__Materials provided__:

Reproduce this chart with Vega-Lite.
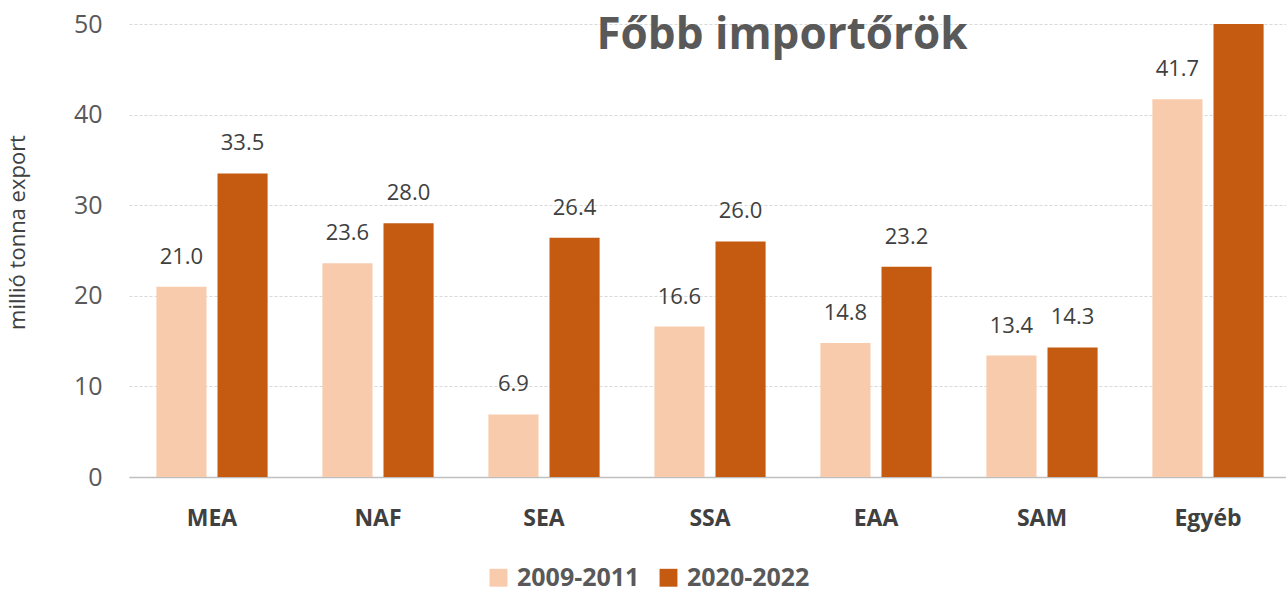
{
  "$schema": "https://vega.github.io/schema/vega-lite/v6.json",
  "autosize": {"type": "none"},
  "padding": {"left": 129, "top": 24, "right": 0, "bottom": 116},
  "width": 1162,
  "height": 453,
  "background": "white",
  "title": {
    "text": "Főbb importőrök",
    "font": "Open Sans",
    "fontSize": 44,
    "fontWeight": "bold",
    "color": "#595959",
    "anchor": "middle",
    "dx": 72,
    "offset": -46,
    "baseline": "top"
  },
  "data": {
    "values": [
      {"region": "MEA", "period": "2009-2011", "value": 21.0},
      {"region": "MEA", "period": "2020-2022", "value": 33.5},
      {"region": "NAF", "period": "2009-2011", "value": 23.6},
      {"region": "NAF", "period": "2020-2022", "value": 28.0},
      {"region": "SEA", "period": "2009-2011", "value": 6.9},
      {"region": "SEA", "period": "2020-2022", "value": 26.4},
      {"region": "SSA", "period": "2009-2011", "value": 16.6},
      {"region": "SSA", "period": "2020-2022", "value": 26.0},
      {"region": "EAA", "period": "2009-2011", "value": 14.8},
      {"region": "EAA", "period": "2020-2022", "value": 23.2},
      {"region": "SAM", "period": "2009-2011", "value": 13.4},
      {"region": "SAM", "period": "2020-2022", "value": 14.3},
      {"region": "Egyéb", "period": "2009-2011", "value": 41.7},
      {"region": "Egyéb", "period": "2020-2022", "value": 50.0}
    ]
  },
  "encoding": {
    "x": {
      "field": "region",
      "type": "nominal",
      "sort": null,
      "scale": {"paddingInner": 0.33, "paddingOuter": 0.165},
      "axis": {
        "title": null,
        "labelAngle": 0,
        "labelFont": "Open Sans",
        "labelFontSize": 23,
        "labelFontWeight": "bold",
        "labelColor": "#404040",
        "labelPadding": 30,
        "ticks": false,
        "domainColor": "#BFBFBF",
        "domainWidth": 1.5
      }
    },
    "xOffset": {
      "field": "period",
      "type": "nominal",
      "scale": {"paddingInner": 0.18, "paddingOuter": 0}
    },
    "y": {
      "field": "value",
      "type": "quantitative",
      "scale": {"domain": [0, 50], "nice": false},
      "axis": {
        "title": "millió tonna export",
        "titleFont": "Open Sans",
        "titleFontSize": 22,
        "titleFontWeight": "normal",
        "titleColor": "#404040",
        "titlePadding": 44,
        "titleY": 208,
        "values": [0, 10, 20, 30, 40, 50],
        "labelFont": "Open Sans",
        "labelFontSize": 25,
        "labelColor": "#595959",
        "labelPadding": 27,
        "ticks": false,
        "domain": false,
        "gridColor": "#D9D9D9",
        "gridDash": [3, 2],
        "gridWidth": 1
      }
    }
  },
  "layer": [
    {
      "mark": {"type": "bar", "clip": true},
      "encoding": {
        "color": {
          "field": "period",
          "type": "nominal",
          "scale": {"domain": ["2009-2011", "2020-2022"], "range": ["#F8CBAD", "#C55A11"]},
          "legend": {
            "title": null,
            "orient": "none",
            "direction": "horizontal",
            "legendX": 357,
            "legendY": 541,
            "symbolType": "square",
            "symbolSize": 320,
            "symbolStrokeWidth": 0,
            "symbolOpacity": 1,
            "labelFont": "Open Sans",
            "labelFontSize": 25,
            "labelFontWeight": "bold",
            "labelColor": "#595959",
            "columnPadding": 16,
            "labelOffset": 6
          }
        }
      }
    },
    {
      "transform": [{"filter": "datum.value < 50"}],
      "mark": {
        "type": "text",
        "dy": -30,
        "font": "Open Sans",
        "fontSize": 22,
        "color": "#404040"
      },
      "encoding": {
        "text": {"field": "value", "type": "quantitative", "format": ".1f"}
      }
    }
  ],
  "config": {
    "view": {"stroke": null}
  }
}
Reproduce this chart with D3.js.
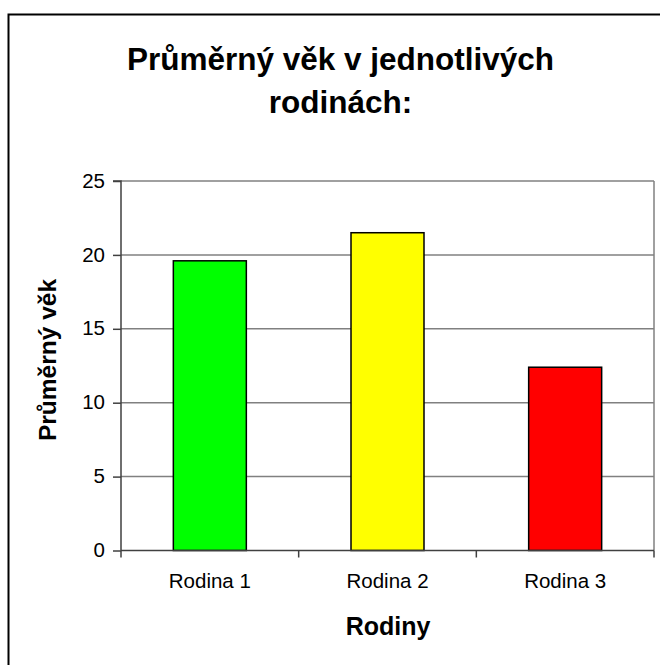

__Set problem__: From the listing, tally every line with the word "chart" in it and give only the tally.

__Answer for this exercise__: 2